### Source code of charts
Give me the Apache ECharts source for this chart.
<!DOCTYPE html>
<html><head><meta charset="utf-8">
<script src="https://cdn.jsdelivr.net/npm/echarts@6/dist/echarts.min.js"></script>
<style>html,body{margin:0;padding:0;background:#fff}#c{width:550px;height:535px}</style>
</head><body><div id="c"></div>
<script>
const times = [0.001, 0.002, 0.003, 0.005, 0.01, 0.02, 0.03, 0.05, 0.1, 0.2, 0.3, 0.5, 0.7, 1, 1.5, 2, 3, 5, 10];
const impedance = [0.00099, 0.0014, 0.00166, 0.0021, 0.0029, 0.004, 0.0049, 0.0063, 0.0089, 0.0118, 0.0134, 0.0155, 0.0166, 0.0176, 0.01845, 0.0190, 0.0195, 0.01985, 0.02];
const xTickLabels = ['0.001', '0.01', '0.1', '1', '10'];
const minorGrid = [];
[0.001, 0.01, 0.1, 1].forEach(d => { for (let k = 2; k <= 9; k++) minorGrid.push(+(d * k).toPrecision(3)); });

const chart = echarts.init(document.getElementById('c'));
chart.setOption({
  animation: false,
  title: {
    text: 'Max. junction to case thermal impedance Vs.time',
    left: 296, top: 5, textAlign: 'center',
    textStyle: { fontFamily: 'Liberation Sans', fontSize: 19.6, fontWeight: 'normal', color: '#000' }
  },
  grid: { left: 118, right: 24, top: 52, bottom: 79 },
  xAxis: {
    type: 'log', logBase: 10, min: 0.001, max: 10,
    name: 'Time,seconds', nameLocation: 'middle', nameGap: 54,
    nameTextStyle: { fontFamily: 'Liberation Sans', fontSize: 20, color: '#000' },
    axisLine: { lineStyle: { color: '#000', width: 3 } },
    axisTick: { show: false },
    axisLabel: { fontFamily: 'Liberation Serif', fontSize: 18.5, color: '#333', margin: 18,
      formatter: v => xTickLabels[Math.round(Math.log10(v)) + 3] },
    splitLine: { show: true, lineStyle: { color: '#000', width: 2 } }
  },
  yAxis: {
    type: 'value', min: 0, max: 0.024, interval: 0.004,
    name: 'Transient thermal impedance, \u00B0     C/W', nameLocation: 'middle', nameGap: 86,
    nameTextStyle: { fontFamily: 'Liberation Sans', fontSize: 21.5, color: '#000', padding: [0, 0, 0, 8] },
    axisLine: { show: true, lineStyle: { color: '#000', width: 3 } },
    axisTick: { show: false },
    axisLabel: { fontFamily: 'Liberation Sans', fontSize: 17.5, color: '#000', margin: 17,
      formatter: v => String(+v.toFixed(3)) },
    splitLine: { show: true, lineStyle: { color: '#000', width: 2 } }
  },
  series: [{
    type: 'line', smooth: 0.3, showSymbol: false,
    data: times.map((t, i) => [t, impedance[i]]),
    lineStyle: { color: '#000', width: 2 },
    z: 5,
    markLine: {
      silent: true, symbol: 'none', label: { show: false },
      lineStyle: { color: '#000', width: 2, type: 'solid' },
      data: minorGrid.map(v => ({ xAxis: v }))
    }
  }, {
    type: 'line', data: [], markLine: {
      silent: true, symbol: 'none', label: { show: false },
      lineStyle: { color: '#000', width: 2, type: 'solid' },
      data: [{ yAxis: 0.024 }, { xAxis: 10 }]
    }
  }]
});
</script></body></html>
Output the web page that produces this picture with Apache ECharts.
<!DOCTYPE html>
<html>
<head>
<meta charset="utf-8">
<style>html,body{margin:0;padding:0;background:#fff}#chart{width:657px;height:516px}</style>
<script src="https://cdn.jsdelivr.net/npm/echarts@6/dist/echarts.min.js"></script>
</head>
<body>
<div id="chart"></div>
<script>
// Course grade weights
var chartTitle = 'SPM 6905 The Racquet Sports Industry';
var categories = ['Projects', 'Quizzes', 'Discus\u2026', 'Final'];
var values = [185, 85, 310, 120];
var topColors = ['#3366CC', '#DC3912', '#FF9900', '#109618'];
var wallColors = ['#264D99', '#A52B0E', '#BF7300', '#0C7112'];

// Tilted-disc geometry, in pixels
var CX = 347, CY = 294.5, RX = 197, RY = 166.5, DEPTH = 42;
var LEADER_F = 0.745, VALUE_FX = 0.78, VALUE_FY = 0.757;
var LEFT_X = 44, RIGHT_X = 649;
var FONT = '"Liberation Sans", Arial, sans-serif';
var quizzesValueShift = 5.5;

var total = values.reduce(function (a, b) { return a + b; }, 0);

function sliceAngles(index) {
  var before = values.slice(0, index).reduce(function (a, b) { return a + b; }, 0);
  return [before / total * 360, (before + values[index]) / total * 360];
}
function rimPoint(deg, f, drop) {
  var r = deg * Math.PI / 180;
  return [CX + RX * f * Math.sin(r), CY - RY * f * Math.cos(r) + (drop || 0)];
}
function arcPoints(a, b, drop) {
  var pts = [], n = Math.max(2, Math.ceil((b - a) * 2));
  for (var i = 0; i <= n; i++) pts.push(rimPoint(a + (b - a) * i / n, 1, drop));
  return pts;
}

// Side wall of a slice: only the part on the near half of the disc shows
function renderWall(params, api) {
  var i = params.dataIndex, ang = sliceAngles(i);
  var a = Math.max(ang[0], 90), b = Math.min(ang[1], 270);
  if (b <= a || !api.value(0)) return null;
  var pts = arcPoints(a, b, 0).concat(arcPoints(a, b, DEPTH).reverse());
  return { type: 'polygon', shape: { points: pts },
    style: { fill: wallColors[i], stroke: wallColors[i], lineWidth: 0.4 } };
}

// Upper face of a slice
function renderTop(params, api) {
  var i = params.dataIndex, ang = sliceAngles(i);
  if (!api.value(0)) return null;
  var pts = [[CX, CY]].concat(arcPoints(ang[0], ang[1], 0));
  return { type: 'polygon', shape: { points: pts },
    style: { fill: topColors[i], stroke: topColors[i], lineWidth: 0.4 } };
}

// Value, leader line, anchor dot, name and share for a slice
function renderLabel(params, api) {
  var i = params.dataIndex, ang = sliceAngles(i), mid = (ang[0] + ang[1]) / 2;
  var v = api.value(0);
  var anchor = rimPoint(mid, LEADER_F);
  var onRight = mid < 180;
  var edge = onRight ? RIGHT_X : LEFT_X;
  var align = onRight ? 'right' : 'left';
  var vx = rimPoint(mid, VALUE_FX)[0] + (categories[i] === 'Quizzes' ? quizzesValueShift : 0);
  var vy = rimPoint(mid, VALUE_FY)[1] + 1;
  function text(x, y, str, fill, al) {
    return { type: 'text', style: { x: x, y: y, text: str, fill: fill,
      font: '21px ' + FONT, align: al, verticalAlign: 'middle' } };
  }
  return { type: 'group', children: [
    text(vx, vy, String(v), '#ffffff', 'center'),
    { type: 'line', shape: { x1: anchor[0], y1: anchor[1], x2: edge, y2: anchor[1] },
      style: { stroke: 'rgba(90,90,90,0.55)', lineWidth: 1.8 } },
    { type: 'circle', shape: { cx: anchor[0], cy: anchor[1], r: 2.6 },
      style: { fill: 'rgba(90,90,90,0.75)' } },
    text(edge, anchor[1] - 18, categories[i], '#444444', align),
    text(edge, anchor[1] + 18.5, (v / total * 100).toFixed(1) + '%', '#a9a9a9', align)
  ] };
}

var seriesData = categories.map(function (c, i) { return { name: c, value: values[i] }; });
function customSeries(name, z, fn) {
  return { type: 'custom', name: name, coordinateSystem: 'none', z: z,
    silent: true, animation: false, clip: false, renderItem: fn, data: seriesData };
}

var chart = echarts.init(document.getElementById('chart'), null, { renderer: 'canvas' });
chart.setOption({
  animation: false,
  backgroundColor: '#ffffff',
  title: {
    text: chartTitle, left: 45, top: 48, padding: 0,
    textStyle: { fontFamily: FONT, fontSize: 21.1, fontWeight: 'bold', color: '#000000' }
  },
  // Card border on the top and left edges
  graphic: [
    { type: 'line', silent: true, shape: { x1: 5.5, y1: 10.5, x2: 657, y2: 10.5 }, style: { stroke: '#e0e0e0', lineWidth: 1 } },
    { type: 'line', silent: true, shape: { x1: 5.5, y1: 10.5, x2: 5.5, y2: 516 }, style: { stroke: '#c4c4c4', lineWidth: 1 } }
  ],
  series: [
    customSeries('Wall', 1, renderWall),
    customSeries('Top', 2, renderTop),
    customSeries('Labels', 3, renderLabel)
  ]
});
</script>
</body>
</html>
---
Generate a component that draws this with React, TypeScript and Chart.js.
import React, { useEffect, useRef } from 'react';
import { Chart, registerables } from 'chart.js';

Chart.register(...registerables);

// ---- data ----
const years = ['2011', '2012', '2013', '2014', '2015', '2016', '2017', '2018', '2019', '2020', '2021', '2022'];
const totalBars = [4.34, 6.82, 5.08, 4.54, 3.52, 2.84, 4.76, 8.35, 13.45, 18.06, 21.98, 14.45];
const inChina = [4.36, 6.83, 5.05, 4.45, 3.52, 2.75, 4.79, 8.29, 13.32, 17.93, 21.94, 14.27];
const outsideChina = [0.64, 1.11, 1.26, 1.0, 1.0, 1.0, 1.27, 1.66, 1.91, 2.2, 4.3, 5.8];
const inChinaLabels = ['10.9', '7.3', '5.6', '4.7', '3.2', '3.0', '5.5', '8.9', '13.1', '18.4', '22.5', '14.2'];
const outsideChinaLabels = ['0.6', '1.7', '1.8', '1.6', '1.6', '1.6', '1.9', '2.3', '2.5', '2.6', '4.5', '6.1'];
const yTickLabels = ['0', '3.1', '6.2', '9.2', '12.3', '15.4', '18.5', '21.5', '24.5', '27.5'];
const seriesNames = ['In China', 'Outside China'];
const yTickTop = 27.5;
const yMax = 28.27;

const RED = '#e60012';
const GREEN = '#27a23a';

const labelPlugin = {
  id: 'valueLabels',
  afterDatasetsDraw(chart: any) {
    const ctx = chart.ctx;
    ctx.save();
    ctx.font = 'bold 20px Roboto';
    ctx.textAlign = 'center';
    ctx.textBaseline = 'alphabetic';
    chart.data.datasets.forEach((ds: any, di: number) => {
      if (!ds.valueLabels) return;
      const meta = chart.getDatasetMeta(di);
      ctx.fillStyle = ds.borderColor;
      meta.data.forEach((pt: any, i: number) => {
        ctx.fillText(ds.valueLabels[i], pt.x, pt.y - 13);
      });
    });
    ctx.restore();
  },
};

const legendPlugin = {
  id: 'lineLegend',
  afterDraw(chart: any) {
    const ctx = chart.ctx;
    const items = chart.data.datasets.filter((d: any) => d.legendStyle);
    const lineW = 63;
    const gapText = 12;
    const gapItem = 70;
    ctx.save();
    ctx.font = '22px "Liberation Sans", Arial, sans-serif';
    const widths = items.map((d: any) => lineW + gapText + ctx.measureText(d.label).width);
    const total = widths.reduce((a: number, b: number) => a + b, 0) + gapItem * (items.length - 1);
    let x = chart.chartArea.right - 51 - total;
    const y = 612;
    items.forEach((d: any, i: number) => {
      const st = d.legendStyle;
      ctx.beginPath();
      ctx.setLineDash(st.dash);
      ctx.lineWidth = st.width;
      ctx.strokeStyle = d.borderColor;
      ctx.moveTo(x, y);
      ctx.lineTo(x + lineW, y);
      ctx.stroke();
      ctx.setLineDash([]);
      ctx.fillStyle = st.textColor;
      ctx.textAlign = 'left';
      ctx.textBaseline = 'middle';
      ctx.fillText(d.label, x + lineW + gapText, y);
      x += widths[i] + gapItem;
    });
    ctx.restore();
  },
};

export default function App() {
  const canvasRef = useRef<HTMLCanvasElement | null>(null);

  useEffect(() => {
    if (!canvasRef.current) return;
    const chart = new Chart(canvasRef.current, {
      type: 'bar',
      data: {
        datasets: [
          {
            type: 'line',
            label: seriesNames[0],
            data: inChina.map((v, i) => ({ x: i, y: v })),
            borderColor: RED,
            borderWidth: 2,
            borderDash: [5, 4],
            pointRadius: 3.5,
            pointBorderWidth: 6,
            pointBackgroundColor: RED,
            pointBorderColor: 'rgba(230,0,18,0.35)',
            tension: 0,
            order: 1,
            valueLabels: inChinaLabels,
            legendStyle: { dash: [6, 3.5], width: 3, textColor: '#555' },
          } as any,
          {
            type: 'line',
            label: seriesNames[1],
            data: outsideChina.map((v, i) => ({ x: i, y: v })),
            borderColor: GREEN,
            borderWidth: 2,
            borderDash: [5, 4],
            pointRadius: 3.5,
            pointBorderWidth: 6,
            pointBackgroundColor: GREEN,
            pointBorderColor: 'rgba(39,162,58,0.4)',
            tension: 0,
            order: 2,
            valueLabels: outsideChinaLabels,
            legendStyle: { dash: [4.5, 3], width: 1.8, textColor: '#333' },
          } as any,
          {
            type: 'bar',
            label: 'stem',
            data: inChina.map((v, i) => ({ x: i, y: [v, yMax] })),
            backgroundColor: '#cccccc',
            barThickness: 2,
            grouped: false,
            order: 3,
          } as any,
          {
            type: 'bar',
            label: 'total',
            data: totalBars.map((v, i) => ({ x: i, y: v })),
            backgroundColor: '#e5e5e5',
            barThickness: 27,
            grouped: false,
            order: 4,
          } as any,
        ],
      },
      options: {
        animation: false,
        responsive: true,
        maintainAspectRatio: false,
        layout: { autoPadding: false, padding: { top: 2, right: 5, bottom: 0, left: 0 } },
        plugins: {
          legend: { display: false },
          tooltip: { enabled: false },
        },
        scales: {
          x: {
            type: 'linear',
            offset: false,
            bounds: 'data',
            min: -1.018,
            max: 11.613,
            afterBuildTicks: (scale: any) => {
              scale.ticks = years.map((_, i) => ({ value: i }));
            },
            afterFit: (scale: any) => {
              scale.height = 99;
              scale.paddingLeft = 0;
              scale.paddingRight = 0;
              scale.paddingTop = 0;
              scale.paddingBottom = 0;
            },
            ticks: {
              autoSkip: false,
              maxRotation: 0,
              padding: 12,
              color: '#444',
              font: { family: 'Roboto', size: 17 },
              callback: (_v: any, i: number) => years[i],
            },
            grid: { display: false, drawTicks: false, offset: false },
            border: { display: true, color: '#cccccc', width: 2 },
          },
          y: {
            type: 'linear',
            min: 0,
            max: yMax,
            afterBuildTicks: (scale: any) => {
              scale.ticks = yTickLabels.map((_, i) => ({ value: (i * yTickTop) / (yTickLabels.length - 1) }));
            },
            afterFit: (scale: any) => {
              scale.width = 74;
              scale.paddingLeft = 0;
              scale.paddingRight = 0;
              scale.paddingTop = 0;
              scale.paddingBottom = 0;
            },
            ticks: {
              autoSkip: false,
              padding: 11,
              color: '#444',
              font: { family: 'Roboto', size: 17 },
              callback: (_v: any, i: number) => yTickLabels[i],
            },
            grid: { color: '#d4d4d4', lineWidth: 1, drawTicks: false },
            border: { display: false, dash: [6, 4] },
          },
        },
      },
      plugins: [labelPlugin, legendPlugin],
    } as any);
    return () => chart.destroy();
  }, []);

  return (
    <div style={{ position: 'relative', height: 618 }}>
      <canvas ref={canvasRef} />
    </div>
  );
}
==
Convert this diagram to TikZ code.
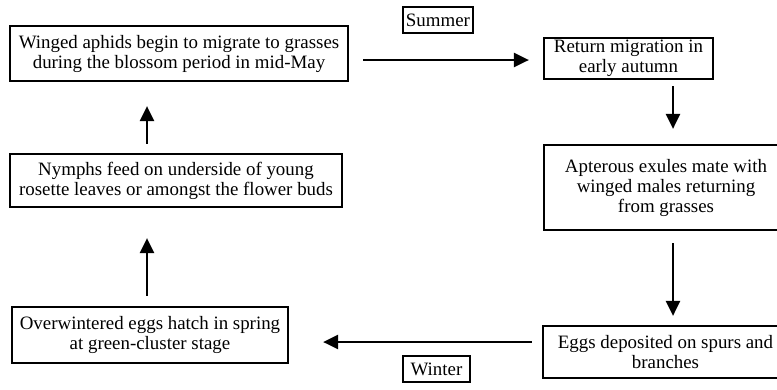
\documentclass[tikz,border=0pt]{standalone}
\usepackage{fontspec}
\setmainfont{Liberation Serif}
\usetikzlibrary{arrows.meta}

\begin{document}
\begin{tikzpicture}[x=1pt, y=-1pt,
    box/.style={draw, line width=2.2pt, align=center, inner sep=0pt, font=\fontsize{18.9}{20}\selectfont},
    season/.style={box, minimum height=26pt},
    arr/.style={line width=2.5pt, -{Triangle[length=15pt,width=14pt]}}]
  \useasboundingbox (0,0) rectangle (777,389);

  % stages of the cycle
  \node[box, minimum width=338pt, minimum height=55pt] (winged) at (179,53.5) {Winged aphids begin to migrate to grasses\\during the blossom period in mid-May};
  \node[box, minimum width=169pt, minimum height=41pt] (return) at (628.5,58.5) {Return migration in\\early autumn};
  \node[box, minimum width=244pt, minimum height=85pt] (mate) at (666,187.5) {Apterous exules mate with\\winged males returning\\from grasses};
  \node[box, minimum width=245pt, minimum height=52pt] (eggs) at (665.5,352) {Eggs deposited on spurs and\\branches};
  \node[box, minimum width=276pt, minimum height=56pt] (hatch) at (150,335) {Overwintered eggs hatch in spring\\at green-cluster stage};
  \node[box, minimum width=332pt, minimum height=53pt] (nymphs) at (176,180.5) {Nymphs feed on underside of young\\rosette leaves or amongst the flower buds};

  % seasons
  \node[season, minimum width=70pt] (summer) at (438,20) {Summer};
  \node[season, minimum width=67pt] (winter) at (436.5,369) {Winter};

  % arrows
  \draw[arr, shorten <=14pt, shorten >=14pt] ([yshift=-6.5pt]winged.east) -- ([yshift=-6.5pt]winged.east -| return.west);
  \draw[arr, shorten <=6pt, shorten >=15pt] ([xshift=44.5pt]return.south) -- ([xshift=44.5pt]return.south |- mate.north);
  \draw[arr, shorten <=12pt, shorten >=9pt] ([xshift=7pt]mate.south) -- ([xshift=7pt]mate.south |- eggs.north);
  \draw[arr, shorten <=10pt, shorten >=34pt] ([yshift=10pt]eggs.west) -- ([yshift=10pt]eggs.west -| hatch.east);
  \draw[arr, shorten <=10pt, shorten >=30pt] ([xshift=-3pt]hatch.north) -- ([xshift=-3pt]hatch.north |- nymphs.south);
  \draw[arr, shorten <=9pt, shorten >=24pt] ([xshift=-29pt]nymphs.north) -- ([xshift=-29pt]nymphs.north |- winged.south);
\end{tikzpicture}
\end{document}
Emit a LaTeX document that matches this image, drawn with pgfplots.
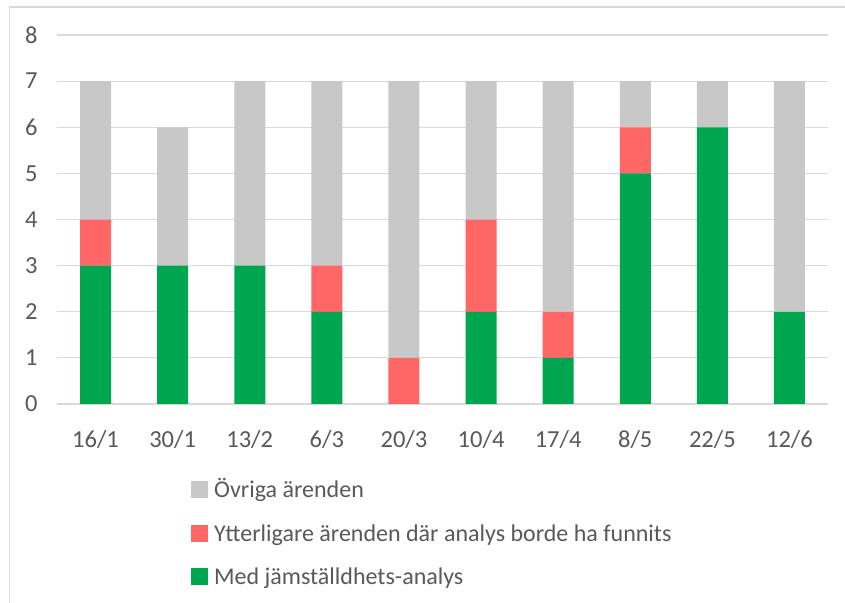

### What you will do
Go through the records above, find every line with the word "that", and list those lines.

### Task response
Output the web page that produces this picture with Apache ECharts.
Generate a component that draws this with React, TypeScript and Chart.js.
Emit a LaTeX document that matches this image, drawn with pgfplots.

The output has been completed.